─── Collected material

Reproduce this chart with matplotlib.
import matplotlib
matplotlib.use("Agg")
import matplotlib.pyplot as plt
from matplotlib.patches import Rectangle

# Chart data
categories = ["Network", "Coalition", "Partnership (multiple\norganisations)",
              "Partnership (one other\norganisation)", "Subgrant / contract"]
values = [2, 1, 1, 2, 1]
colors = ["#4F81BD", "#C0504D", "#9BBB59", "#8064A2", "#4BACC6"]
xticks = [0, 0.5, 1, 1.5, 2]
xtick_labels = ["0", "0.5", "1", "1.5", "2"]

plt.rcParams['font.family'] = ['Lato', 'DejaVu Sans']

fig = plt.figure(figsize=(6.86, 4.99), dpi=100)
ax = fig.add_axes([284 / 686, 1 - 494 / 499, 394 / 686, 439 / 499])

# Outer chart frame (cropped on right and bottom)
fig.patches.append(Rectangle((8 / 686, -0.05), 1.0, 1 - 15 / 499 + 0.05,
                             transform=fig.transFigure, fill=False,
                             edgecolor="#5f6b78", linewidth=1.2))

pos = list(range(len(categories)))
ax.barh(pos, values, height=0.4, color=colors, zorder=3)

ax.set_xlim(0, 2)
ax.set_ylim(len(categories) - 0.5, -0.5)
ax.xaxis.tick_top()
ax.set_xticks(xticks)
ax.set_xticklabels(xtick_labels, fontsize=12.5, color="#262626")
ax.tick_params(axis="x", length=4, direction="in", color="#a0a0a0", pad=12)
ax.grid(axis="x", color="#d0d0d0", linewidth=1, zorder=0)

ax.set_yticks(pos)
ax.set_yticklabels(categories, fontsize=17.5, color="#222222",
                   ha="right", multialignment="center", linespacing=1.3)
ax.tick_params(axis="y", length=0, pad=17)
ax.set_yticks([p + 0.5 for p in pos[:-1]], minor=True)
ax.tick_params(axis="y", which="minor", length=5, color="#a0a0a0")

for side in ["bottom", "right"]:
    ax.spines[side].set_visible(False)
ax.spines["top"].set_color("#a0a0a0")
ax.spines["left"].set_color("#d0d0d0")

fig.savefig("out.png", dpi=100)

──────

[What this task involves]:
Give again, word for word, the lines of the listing, starting at its first line and ending with the line containing "from matplotlib.patches import Rectangle".

[Complete answer]:
Reproduce this chart with matplotlib.
import matplotlib
matplotlib.use("Agg")
import matplotlib.pyplot as plt
from matplotlib.patches import Rectangle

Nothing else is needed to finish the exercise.